• _Written exercise_
Exclude the pictures and reproduce the remaining data exactly as written.
____
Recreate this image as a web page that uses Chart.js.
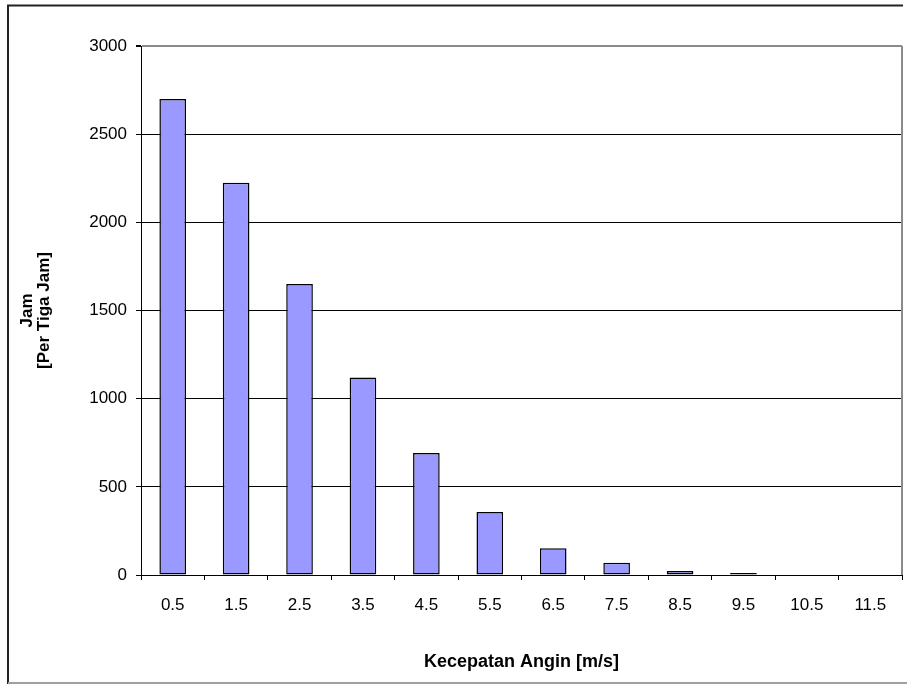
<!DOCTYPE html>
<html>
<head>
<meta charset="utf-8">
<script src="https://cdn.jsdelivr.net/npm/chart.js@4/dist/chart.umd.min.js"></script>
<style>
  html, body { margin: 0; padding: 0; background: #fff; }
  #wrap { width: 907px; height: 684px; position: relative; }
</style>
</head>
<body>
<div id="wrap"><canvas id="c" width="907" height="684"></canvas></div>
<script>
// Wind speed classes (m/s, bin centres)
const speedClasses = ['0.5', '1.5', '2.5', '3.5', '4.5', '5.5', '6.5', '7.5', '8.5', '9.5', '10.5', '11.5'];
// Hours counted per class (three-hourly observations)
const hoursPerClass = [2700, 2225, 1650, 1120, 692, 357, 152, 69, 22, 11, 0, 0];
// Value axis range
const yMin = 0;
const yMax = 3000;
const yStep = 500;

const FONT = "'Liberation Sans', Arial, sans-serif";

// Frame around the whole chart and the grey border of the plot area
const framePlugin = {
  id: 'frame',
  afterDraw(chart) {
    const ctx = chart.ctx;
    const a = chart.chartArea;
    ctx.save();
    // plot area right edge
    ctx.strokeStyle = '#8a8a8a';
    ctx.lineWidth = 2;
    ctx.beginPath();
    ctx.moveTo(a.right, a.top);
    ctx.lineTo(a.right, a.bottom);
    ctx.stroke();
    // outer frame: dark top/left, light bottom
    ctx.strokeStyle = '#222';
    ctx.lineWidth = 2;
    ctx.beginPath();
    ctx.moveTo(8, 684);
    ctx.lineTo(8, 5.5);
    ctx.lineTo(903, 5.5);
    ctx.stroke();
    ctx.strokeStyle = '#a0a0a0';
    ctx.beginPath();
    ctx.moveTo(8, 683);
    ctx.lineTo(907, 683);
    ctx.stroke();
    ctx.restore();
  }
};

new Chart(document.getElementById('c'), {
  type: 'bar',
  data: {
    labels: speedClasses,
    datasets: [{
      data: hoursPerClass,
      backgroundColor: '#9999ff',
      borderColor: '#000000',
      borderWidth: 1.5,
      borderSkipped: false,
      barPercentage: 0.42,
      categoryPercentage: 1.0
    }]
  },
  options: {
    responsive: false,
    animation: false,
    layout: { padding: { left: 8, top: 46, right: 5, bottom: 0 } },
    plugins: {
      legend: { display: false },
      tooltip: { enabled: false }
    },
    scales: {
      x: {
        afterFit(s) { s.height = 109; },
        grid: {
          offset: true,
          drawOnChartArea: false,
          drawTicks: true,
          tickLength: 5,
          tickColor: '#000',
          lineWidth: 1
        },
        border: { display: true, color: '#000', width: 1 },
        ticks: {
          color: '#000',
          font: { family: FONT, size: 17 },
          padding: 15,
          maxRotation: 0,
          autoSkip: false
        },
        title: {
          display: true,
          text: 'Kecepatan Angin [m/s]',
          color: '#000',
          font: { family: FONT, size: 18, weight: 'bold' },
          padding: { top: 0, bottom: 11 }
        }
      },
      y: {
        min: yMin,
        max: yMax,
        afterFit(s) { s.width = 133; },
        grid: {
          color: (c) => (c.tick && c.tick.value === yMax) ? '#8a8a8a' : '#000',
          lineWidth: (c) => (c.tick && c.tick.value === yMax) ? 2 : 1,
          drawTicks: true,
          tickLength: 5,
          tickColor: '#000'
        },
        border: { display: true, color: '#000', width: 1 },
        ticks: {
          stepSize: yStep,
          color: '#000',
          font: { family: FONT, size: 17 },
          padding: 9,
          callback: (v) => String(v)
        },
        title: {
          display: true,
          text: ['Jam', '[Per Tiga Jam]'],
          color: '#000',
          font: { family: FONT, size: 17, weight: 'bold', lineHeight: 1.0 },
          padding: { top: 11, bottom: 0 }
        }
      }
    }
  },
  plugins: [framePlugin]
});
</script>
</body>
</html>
____
• _The result_
Recreate this image as a web page that uses Chart.js.
<!DOCTYPE html>
<html>
<head>
<meta charset="utf-8">
<script src="https://cdn.jsdelivr.net/npm/chart.js@4/dist/chart.umd.min.js"></script>
<style>
  html, body { margin: 0; padding: 0; background: #fff; }
  #wrap { width: 907px; height: 684px; position: relative; }
</style>
</head>
<body>
<div id="wrap"><canvas id="c" width="907" height="684"></canvas></div>
<script>
// Wind speed classes (m/s, bin centres)
const speedClasses = ['0.5', '1.5', '2.5', '3.5', '4.5', '5.5', '6.5', '7.5', '8.5', '9.5', '10.5', '11.5'];
// Hours counted per class (three-hourly observations)
const hoursPerClass = [2700, 2225, 1650, 1120, 692, 357, 152, 69, 22, 11, 0, 0];
// Value axis range
const yMin = 0;
const yMax = 3000;
const yStep = 500;

const FONT = "'Liberation Sans', Arial, sans-serif";

// Frame around the whole chart and the grey border of the plot area
const framePlugin = {
  id: 'frame',
  afterDraw(chart) {
    const ctx = chart.ctx;
    const a = chart.chartArea;
    ctx.save();
    // plot area right edge
    ctx.strokeStyle = '#8a8a8a';
    ctx.lineWidth = 2;
    ctx.beginPath();
    ctx.moveTo(a.right, a.top);
    ctx.lineTo(a.right, a.bottom);
    ctx.stroke();
    // outer frame: dark top/left, light bottom
    ctx.strokeStyle = '#222';
    ctx.lineWidth = 2;
    ctx.beginPath();
    ctx.moveTo(8, 684);
    ctx.lineTo(8, 5.5);
    ctx.lineTo(903, 5.5);
    ctx.stroke();
    ctx.strokeStyle = '#a0a0a0';
    ctx.beginPath();
    ctx.moveTo(8, 683);
    ctx.lineTo(907, 683);
    ctx.stroke();
    ctx.restore();
  }
};

new Chart(document.getElementById('c'), {
  type: 'bar',
  data: {
    labels: speedClasses,
    datasets: [{
      data: hoursPerClass,
      backgroundColor: '#9999ff',
      borderColor: '#000000',
      borderWidth: 1.5,
      borderSkipped: false,
      barPercentage: 0.42,
      categoryPercentage: 1.0
    }]
  },
  options: {
    responsive: false,
    animation: false,
    layout: { padding: { left: 8, top: 46, right: 5, bottom: 0 } },
    plugins: {
      legend: { display: false },
      tooltip: { enabled: false }
    },
    scales: {
      x: {
        afterFit(s) { s.height = 109; },
        grid: {
          offset: true,
          drawOnChartArea: false,
          drawTicks: true,
          tickLength: 5,
          tickColor: '#000',
          lineWidth: 1
        },
        border: { display: true, color: '#000', width: 1 },
        ticks: {
          color: '#000',
          font: { family: FONT, size: 17 },
          padding: 15,
          maxRotation: 0,
          autoSkip: false
        },
        title: {
          display: true,
          text: 'Kecepatan Angin [m/s]',
          color: '#000',
          font: { family: FONT, size: 18, weight: 'bold' },
          padding: { top: 0, bottom: 11 }
        }
      },
      y: {
        min: yMin,
        max: yMax,
        afterFit(s) { s.width = 133; },
        grid: {
          color: (c) => (c.tick && c.tick.value === yMax) ? '#8a8a8a' : '#000',
          lineWidth: (c) => (c.tick && c.tick.value === yMax) ? 2 : 1,
          drawTicks: true,
          tickLength: 5,
          tickColor: '#000'
        },
        border: { display: true, color: '#000', width: 1 },
        ticks: {
          stepSize: yStep,
          color: '#000',
          font: { family: FONT, size: 17 },
          padding: 9,
          callback: (v) => String(v)
        },
        title: {
          display: true,
          text: ['Jam', '[Per Tiga Jam]'],
          color: '#000',
          font: { family: FONT, size: 17, weight: 'bold', lineHeight: 1.0 },
          padding: { top: 11, bottom: 0 }
        }
      }
    }
  },
  plugins: [framePlugin]
});
</script>
</body>
</html>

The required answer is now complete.